RECLUS Paul, André “GUYOU, Georges”

Né à Neuilly-sur-Seine (Seine), le 25 mai 1858 — mort le 19 janvier 1941 — ingénieur et professeur — Paris — Besseges (Gard) — Londres & Edinbourg (Grande-Bretagne) — Bruxelles (Belgique) — Domme (Dordogne)
Article mis en ligne le 5 février 2013
dernière modification le 18 octobre 2024

par ps
Paul Reclus (photo de Nadar)

Paul Reclus était le fils d’Élie Reclus. En 1871, après la Commune, il suivit ses parents à Zurich et fit dans cette ville ses études secondaires ; en 1877, il revint à Paris et, l’année suivante, entra premier à l’École centrale, d’où il sortit ingénieur trois ans plus tard. Il fit une année de service militaire, puis occupa, de 1882 à 1894, plusieurs postes d’ingénieur. Après son mariage contracté en 1885, et dont il eut quatre enfants (deux filles mortes en bas âge et deux fils), il entra aux soudières de Varangéville (Meurthe-et-Moselle) où il fit embaucher plusieurs compagnons — dont Antoine Perrare, Pauwels, Louis Albert Prudhomme, C. David — et qu’il dut quitter après avoir soutenu un ouvrier qui faisait de la propagande socialiste. A cette époque (1892), il participait, avec notamment Prud’homme, David et Lapigne aux réunions anarchistes tenues à Nancy au domicile de Paul serrure. Il fut ensuite ingénieur à Bessèges (Gard) et se livra à la propagande anarchiste et syndicaliste. Il était jugé d’après une note de police « d’autant plus à craindre qu’il est plus intelligent ».

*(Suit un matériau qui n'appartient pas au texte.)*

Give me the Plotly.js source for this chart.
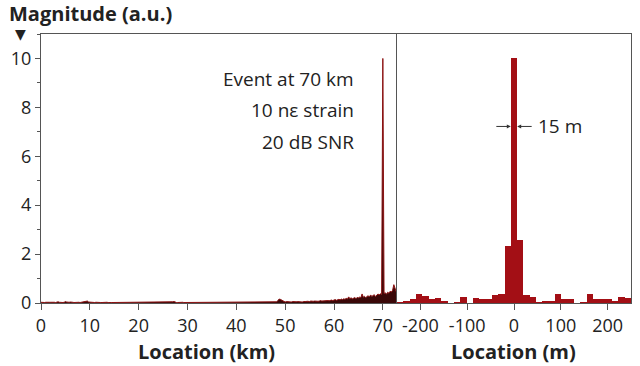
<!DOCTYPE html>
<html>
<head>
<meta charset="utf-8">
<script src="https://cdn.plot.ly/plotly-3.0.1.min.js"></script>
<style>html,body{margin:0;padding:0;background:#fff;}#chart{width:640px;height:366px;}</style>
</head>
<body>
<div id="chart"></div>
<script>
// Left panel: magnitude along fibre, sampled every 0.25 km from 0 km
const kmStep = 0.25;
const leftMagnitude = [
 0.03,0.02,0.03,0.02, 0.03,0.02,0.02,0.03, 0.03,0.04,0.05,0.03, 0.02,0.04,0.05,0.03, 0.02,0.03,0.02,0.03,
 0.06,0.04,0.02,0.03, 0.04,0.05,0.03,0.02, 0.03,0.02,0.02,0.03, 0.02,0.03,0.02,0.03, 0.04,0.07,0.08,0.04,
 0.03,0.02,0.03,0.02, 0.02,0.03,0.02,0.02, 0.03,0.02,0.02,0.03, 0.02,0.02,0.03,0.02, 0.03,0.02,0.02,0.02,
 0.02,0.03,0.02,0.03, 0.02,0.02,0.03,0.02, 0.02,0.03,0.02,0.02, 0.03,0.04,0.03,0.02, 0.02,0.03,0.02,0.02,
 0.02,0.02,0.03,0.02, 0.03,0.02,0.02,0.03, 0.02,0.03,0.02,0.02, 0.02,0.02,0.03,0.02, 0.03,0.04,0.03,0.02,
 0.02,0.02,0.03,0.02, 0.02,0.03,0.02,0.03, 0.05,0.06,0.03,0.02, 0.02,0.03,0.02,0.02, 0.03,0.02,0.02,0.03,
 0.02,0.02,0.03,0.02, 0.02,0.03,0.02,0.02, 0.03,0.02,0.02,0.03, 0.02,0.02,0.03,0.02, 0.03,0.02,0.02,0.02,
 0.02,0.03,0.04,0.02, 0.02,0.02,0.03,0.02, 0.03,0.02,0.02,0.03, 0.02,0.03,0.02,0.02, 0.03,0.02,0.03,0.02,
 0.02,0.03,0.02,0.03, 0.03,0.02,0.03,0.02, 0.02,0.03,0.03,0.02, 0.03,0.02,0.03,0.03, 0.02,0.03,0.03,0.02,
 0.03,0.03,0.02,0.03, 0.03,0.04,0.03,0.03, 0.03,0.04,0.03,0.04, 0.04,0.05,0.10,0.16, 0.15,0.12,0.08,0.05,
 0.04,0.06,0.05,0.04, 0.05,0.04,0.06,0.05, 0.04,0.05,0.06,0.05, 0.06,0.05,0.04,0.06, 0.05,0.06,0.07,0.05,
 0.06,0.08,0.06,0.07, 0.08,0.07,0.09,0.07, 0.08,0.10,0.08,0.09, 0.10,0.09,0.11,0.10, 0.09,0.11,0.12,0.10,
 0.12,0.14,0.11,0.13, 0.15,0.13,0.16,0.14, 0.17,0.15,0.19,0.16, 0.25,0.18,0.21,0.17, 0.20,0.22,0.18,0.23,
 0.21,0.24,0.22,0.37, 0.24,0.27,0.22,0.28, 0.30,0.25,0.33,0.27, 0.29,0.34,0.26,0.31, 0.37,0.33,0.38,0.35,
 10.0,0.39,0.42,0.36, 0.44,0.40,0.48,0.45, 0.52,0.75,0.55,0.45
];
// Right panel: zoom around the event, bins of 13.5 m
const binWidth = 13.5;
const rightMagnitude = [
 0.05,0.08,0.15,0.38,0.30,0.16,0.19,0.10,0.01,0.05,0.26,0.00,0.22,0.15,0.15,0.34,0.37,
 2.34,10.0,2.56,
 0.34,0.23,0.06,0.07,0.10,0.38,0.15,0.15,0.02,0.04,0.38,0.15,0.15,0.15,0.10,0.25,0.20
];
const leftTicks = [0,10,20,30,40,50,60,70];
const rightTicks = [-200,-100,0,100,200];
const noteLines = ["Event at 70 km","10 nε strain","20 dB SNR"];

const leftKm = leftMagnitude.map((_, i) => i * kmStep);
const half = (rightMagnitude.length - 1) / 2;
const rightM = rightMagnitude.map((_, i) => (i - half) * binWidth);

const FONT = "Open Sans, Noto Sans, sans-serif";
const AX = "#555";

const traces = [
  {type:'scatter', mode:'lines', x:leftKm, y:leftMagnitude, xaxis:'x', yaxis:'y',
   line:{color:'#8c1212', width:1}, fill:'tozeroy', fillcolor:'#3a0808', hoverinfo:'skip'},
  {type:'bar', x:rightM, y:rightMagnitude, xaxis:'x2', yaxis:'y2', width:binWidth,
   marker:{color:'#a30f15', line:{width:0}}, hoverinfo:'skip'}
];

const L = 41, R = 631, T = 34, B = 303;
const px = v => (v - L) / (R - L);
const py = v => (B - v) / (B - T);

const axisCommon = {showline:true, linecolor:AX, linewidth:1, mirror:true, zeroline:false, showgrid:false,
  ticks:'outside', ticklen:6, tickcolor:AX, tickfont:{family:FONT, size:18, color:'#222'}};

const layout = {
  width:640, height:366,
  margin:{l:L, r:640-R, t:T, b:366-B},
  paper_bgcolor:'#fff', plot_bgcolor:'#fff',
  showlegend:false, bargap:0,
  xaxis: Object.assign({}, axisCommon, {domain:[0, px(397)], range:[0, 72.9], tickvals:leftTicks, anchor:'y'}),
  yaxis: Object.assign({}, axisCommon, {range:[0, 11], dtick:2, tick0:0, ticklen:5, anchor:'x', mirror:false,
     minor:{dtick:1, ticklen:3, tickcolor:AX, ticks:'outside'}}),
  xaxis2: Object.assign({}, axisCommon, {domain:[px(397), 1], range:[-250, 250], tickvals:rightTicks,
     ticktext:rightTicks.map(String), anchor:'y2'}),
  yaxis2: Object.assign({}, axisCommon, {range:[0, 11], anchor:'x2', ticks:'', showticklabels:false}),
  annotations: [
    {xref:'paper', yref:'paper', x:px(7), y:py(13), xanchor:'left', yanchor:'middle', showarrow:false,
     text:'<b>Magnitude (a.u.)</b>', font:{family:FONT, size:20, color:'#222'}},
    {xref:'paper', yref:'paper', x:px(20.5), y:py(34), xanchor:'center', yanchor:'middle', showarrow:false,
     text:'▼', font:{family:'DejaVu Sans', size:14, color:'#222'}},
    {xref:'paper', yref:'paper', x:px(206), y:py(351), xanchor:'center', yanchor:'middle', showarrow:false,
     text:'<b>Location (km)</b>', font:{family:FONT, size:20, color:'#222'}},
    {xref:'paper', yref:'paper', x:px(513), y:py(351), xanchor:'center', yanchor:'middle', showarrow:false,
     text:'<b>Location (m)</b>', font:{family:FONT, size:20, color:'#222'}},
    ...noteLines.map((t, i) => ({xref:'x', yref:'y', x:64.6, y:[9.18, 7.88, 6.57][i], xanchor:'right', yanchor:'middle',
     showarrow:false, text:t, font:{family:FONT, size:19, color:'#222'}})),
    {xref:'x2', yref:'y2', x:47, y:7.22, xanchor:'left', yanchor:'middle', showarrow:false,
     text:'15 m', font:{family:FONT, size:19, color:'#222'}},
    {xref:'x2', yref:'y2', x:-binWidth/2, y:7.22, ax:-16, ay:0, showarrow:true, text:'',
     arrowhead:2, arrowsize:0.8, arrowwidth:1, arrowcolor:'#333', standoff:0},
    {xref:'x2', yref:'y2', x:binWidth/2, y:7.22, ax:16, ay:0, showarrow:true, text:'',
     arrowhead:2, arrowsize:0.8, arrowwidth:1, arrowcolor:'#333', standoff:0}
  ]
};

Plotly.newPlot('chart', traces, layout, {staticPlot:true, displayModeBar:false});
</script>
</body>
</html>
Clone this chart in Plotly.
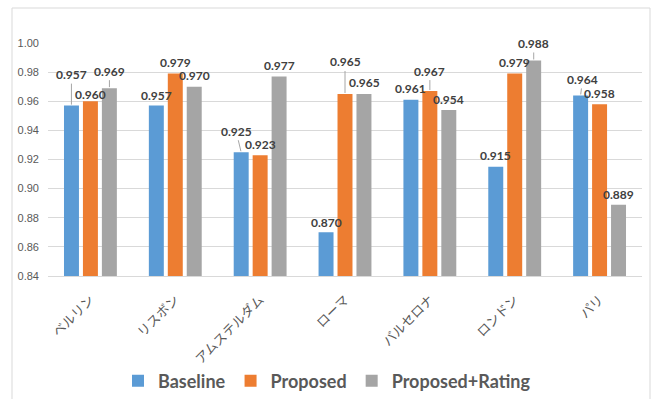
import plotly.graph_objects as go

# City names (x categories)
cities = ["ベルリン", "リスボン", "アムステルダム", "ローマ", "バルセロナ", "ロンドン", "パリ"]

# Scores per method
baseline = [0.957, 0.957, 0.925, 0.870, 0.961, 0.915, 0.964]
proposed = [0.960, 0.979, 0.923, 0.965, 0.967, 0.979, 0.958]
proposed_rating = [0.969, 0.970, 0.977, 0.965, 0.954, 0.988, 0.889]

series_names = ["Baseline", "Proposed", "Proposed+Rating"]
series_values = [baseline, proposed, proposed_rating]
colors = ["#5B9BD5", "#ED7D31", "#A5A5A5"]

# Y axis ticks
y_ticks = [0.84, 0.86, 0.88, 0.90, 0.92, 0.94, 0.96, 0.98, 1.00]

# Label placement (pixels): horizontal shift of each series within its group,
# and per-label vertical lift above the bar top; leader lines where lifted far.
series_shift = [-19, 0, 19]
label_lift = [
    [-30, -10, -20, -10, -11, -11, -15],
    [-7, -11, -11, -31, -19, -11, -11],
    [-16, -11, -11, -11, -10, -16, -10],
]
label_nudge = [
    [0, 0, -5, 0, 0, 0, 2],
    [0, 0, 0, 0, 0, 0, 0],
    [0, 0, 0, 0, 0, 0, 0],
]
leader = [
    [True, False, True, False, False, False, True],
    [False, False, False, True, True, False, False],
    [True, False, False, False, False, True, False],
]

fig = go.Figure()
for name, vals, col in zip(series_names, series_values, colors):
    fig.add_trace(go.Bar(x=cities, y=vals, name=name, marker_color=col,
                         marker_line_width=0))

annotations = []
for s, vals in enumerate(series_values):
    for i, v in enumerate(vals):
        common = dict(x=cities[i], y=v, xref="x", yref="y",
                      text=f"{v:.3f}",
                      font=dict(family="Lato", size=12, color="#404040", weight="bold"))
        if leader[s][i]:
            annotations.append(dict(**common, showarrow=True, arrowhead=0,
                                    arrowwidth=1, arrowcolor="#A6A6A6",
                                    ax=label_nudge[s][i], ay=label_lift[s][i] - 1,
                                    xshift=series_shift[s], standoff=1))
        else:
            annotations.append(dict(**common, showarrow=False,
                                    xshift=series_shift[s] + label_nudge[s][i],
                                    yshift=-label_lift[s][i]))

fig.update_layout(
    width=654, height=399,
    margin=dict(l=48, r=12, t=43, b=123, autoexpand=False),
    paper_bgcolor="white", plot_bgcolor="white",
    barmode="group", bargap=0.33, bargroupgap=0.21,
    annotations=annotations,
    showlegend=True,
    legend=dict(orientation="h", xref="container", yref="container",
                x=0.5, y=0.045, xanchor="center", yanchor="middle",
                font=dict(family="Lato", size=18, color="#595959", weight="bold"),
                itemwidth=30, traceorder="normal"),
    font=dict(family="Liberation Sans", color="#595959"),
)

fig.update_yaxes(range=[0.84, 1.00], tickvals=y_ticks,
                 ticktext=[f"{t:.2f}" for t in y_ticks],
                 showgrid=True, gridcolor="#D9D9D9", gridwidth=1,
                 zeroline=False, showline=False, ticks="", automargin=False,
                 ticklabelstandoff=8,
                 tickfont=dict(family="Liberation Sans", size=11, color="#595959"))
fig.update_xaxes(showline=True, linecolor="#D9D9D9", linewidth=1, ticks="",
                 tickangle=-45, ticklabelstandoff=10, automargin=False,
                 tickfont=dict(family="Noto Sans CJK JP", size=13, color="#595959"))

# Light frame around the chart area (open at the bottom edge)
fig.add_shape(type="rect", xref="paper", yref="paper",
              x0=(12 - 48) / 594, x1=(650 - 48) / 594,
              y0=(276 - 420) / 233, y1=(276 - 8) / 233,
              line=dict(color="#D9D9D9", width=1), fillcolor="rgba(0,0,0,0)",
              layer="below")

fig.write_html("out.html")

Au printemps 1890 c’est Paul Reclus qui aurait loué rue des trois Bornes le local où avait été installée une mprimerie clandestine dont Cabit était le responsable. Il avait été à l’été 1890 l’un des signataires, aux cotés de Cabot, Coudry, Bernhart, Courtois, Dufour, Millet, Siguret et Tortelier d’un appel en vue de la création d’un quotidien anarchiste (cf. Le Révolté, 6 septembre 1890).

Paul Reclus fut, aux côtés notamment de Sébastien Faure et d’Élisée Reclus, partisan de la reprise individuelle. Dans un article « Le Travail et le Vol », publié dans La Révolte, n° 9, 21-27 novembre 1891, il justifiait ainsi sa position :

« … Dans notre société actuelle, le vol et le travail ne sont pas d’essence différente. Je m’élève contre cette prétention qu’il y a un honnête moyen de gagner sa vie, le travail ; et un malhonnête, le vol ou l’estampage.

« … Comme producteur, nous cherchons à obtenir le plus possible de notre travail ; comme consommateur, nous payons le moins cher possible, et de l’ensemble de ces transactions, il résulte que tous les jours de notre vie, nous sommes volés et que nous volons.

« … L’activité de la vie que nous rêvons est également éloignée de ce qu’on nomme aujourd’hui le travail et de ce qu’on nomme le vol : on prendra sans demander et cela ne sera pas le vol, on emploiera ses facultés et son activité et cela ne sera pas le travail. »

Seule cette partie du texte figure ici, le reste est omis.